Write a thank-you note to the festival. An actual, genuine, non-template thank-you email to the festival director or programmer who selected your film. This takes two minutes and most filmmakers never do it. Festivals receive hundreds of submissions and make real effort to programme and present work thoughtfully. Acknowledging that builds a relationship for your next film.

Leveraging a Selection for the Next Step

A festival selection is currency. Knowing how to spend it is what separates filmmakers who build careers from filmmakers who collect credentials.

For your next film: A selection from a legitimate festival is a credential that increases your chances at the same and comparable festivals for future work. When you submit your next film, note your previous festival selections in your director's bio — concisely and accurately.

For distribution: If your film is a feature or a short film you intend to distribute, festival selections are the primary evidence of market value. Document every selection and award carefully. This record becomes the basis of your distribution pitch.

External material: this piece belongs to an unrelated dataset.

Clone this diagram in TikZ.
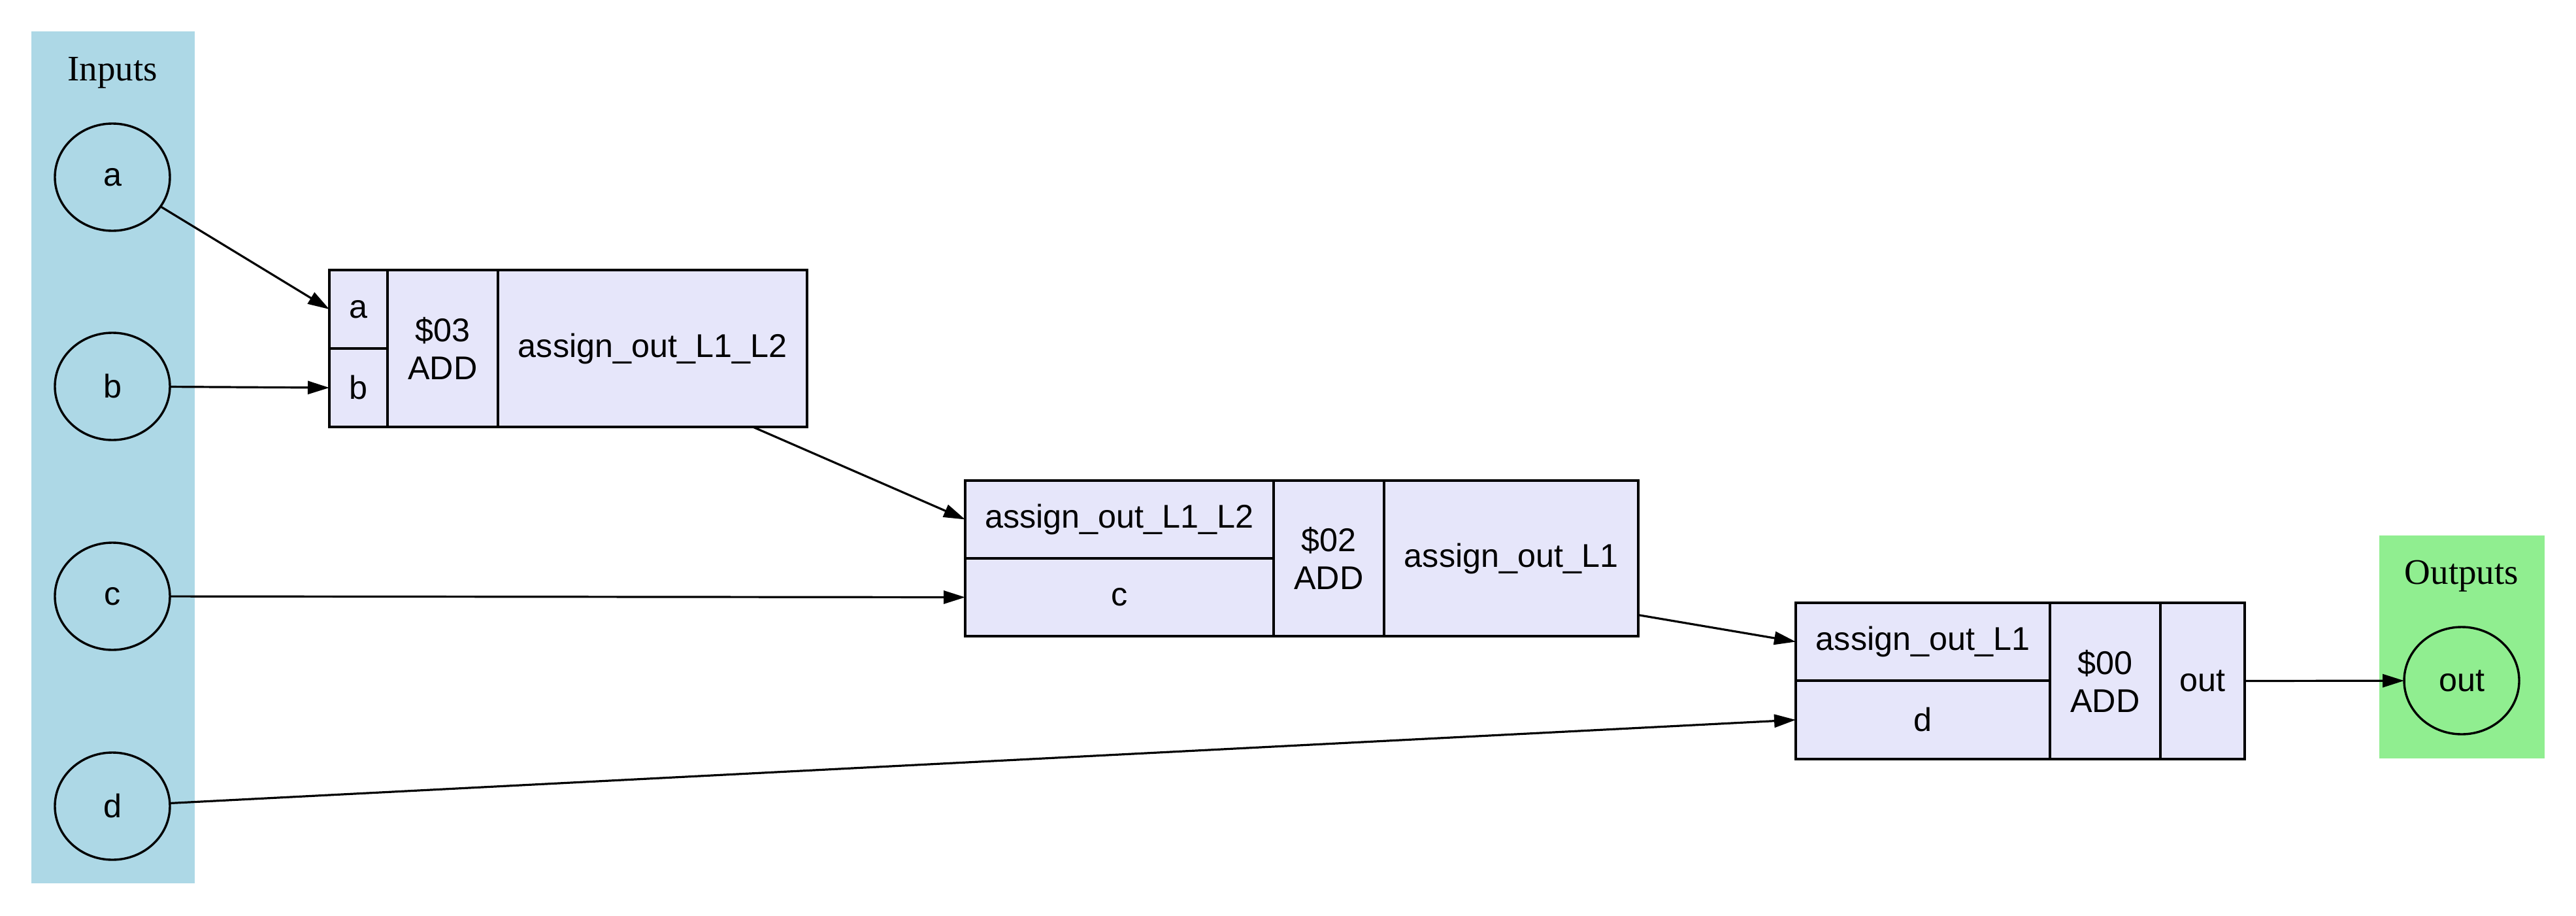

For funding: Grants, residencies, and development funds all ask about your track record. A festival selection from a legitimate, verifiable festival is the kind of credential these bodies look for. Keep a clean, accurate record of every selection and what it means (world premiere, juried award, official selection, etc.).

The Festival Relationship Is Long-Term

The most valuable festival relationships for a filmmaker's career are rarely the result of a single interaction. They develop over years of consistent engagement: attending the festival as an audience member even when you don't have a film in competition, supporting other filmmakers in the programme, contributing to the community the festival is building.

The filmmakers who consistently get their work into the same festivals over their careers are not the ones with the best submission materials — they're the ones who treat festivals as communities they belong to, not toll booths they pay on the way to distribution.

Your first selection is the beginning of that relationship. Make the most of it.